INFORMATION SUPPLIED –
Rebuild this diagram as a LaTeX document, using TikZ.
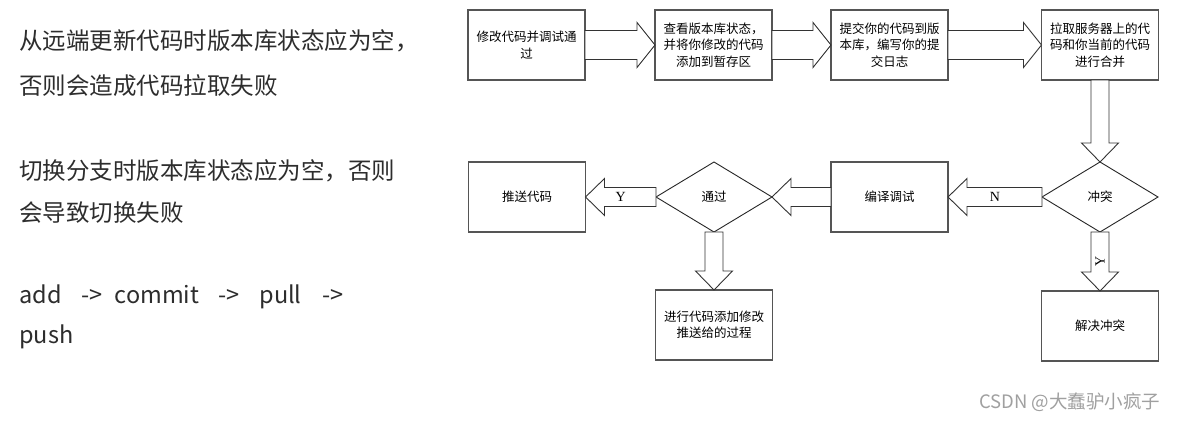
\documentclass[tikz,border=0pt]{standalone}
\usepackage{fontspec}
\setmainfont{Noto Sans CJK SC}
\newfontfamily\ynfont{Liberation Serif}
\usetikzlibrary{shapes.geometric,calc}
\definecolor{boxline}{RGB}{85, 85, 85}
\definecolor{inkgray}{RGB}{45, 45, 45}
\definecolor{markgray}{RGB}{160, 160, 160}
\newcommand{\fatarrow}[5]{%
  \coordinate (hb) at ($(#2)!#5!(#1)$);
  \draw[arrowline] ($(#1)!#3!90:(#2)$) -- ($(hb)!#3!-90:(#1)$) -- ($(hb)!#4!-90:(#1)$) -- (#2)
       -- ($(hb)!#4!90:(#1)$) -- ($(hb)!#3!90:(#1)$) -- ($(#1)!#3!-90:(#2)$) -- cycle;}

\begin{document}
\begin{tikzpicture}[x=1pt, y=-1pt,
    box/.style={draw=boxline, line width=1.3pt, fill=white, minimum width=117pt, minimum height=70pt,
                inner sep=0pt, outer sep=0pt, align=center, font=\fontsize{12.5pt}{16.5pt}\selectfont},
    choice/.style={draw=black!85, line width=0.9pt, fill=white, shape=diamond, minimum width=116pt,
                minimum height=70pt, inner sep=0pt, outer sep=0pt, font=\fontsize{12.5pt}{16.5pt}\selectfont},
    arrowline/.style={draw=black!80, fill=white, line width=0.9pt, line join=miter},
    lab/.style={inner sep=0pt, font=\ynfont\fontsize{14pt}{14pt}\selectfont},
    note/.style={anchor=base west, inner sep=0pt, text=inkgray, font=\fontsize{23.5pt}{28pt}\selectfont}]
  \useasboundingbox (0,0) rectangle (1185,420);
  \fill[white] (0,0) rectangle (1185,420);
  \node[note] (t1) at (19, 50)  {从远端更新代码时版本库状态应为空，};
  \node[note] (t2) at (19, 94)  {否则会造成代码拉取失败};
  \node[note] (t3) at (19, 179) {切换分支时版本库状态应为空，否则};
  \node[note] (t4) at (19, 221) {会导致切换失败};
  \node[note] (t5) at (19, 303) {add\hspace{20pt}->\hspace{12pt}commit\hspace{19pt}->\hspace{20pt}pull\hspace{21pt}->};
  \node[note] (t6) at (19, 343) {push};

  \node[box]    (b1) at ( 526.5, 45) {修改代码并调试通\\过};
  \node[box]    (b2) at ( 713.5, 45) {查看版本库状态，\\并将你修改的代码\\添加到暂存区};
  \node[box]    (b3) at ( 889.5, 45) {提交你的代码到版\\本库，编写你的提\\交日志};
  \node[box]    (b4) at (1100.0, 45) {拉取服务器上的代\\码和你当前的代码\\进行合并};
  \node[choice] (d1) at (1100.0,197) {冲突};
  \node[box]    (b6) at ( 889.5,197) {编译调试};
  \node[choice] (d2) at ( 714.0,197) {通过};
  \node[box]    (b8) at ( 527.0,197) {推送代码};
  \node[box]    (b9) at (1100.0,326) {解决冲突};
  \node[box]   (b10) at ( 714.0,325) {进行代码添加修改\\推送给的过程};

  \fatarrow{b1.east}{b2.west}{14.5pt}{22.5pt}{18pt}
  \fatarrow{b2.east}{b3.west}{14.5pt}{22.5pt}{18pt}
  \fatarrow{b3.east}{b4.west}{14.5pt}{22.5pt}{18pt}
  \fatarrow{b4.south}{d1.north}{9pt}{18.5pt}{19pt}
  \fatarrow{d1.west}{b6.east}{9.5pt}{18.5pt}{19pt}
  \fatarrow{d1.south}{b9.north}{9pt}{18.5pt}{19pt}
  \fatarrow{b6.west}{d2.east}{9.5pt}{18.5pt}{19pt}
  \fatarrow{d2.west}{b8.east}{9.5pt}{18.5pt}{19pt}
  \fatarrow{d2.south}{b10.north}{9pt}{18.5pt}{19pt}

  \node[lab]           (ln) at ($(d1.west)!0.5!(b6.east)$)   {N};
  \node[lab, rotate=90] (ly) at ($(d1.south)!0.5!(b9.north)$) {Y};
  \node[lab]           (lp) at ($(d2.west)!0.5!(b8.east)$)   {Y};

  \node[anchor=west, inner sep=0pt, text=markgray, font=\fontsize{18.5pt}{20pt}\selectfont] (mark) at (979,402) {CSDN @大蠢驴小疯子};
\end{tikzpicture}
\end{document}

PROBLEM TO WORK ON – The lines from the start of the data through the line that contains "-- ($(hb)!#4!90:(#1)$) -- ($(hb)!#3!90:(#1)$)" are to be returned exactly, please, with both ends included and every picture left out.

FINISHED TASK –
Rebuild this diagram as a LaTeX document, using TikZ.
\documentclass[tikz,border=0pt]{standalone}
\usepackage{fontspec}
\setmainfont{Noto Sans CJK SC}
\newfontfamily\ynfont{Liberation Serif}
\usetikzlibrary{shapes.geometric,calc}
\definecolor{boxline}{RGB}{85, 85, 85}
\definecolor{inkgray}{RGB}{45, 45, 45}
\definecolor{markgray}{RGB}{160, 160, 160}
\newcommand{\fatarrow}[5]{%
  \coordinate (hb) at ($(#2)!#5!(#1)$);
  \draw[arrowline] ($(#1)!#3!90:(#2)$) -- ($(hb)!#3!-90:(#1)$) -- ($(hb)!#4!-90:(#1)$) -- (#2)
       -- ($(hb)!#4!90:(#1)$) -- ($(hb)!#3!90:(#1)$) -- ($(#1)!#3!-90:(#2)$) -- cycle;}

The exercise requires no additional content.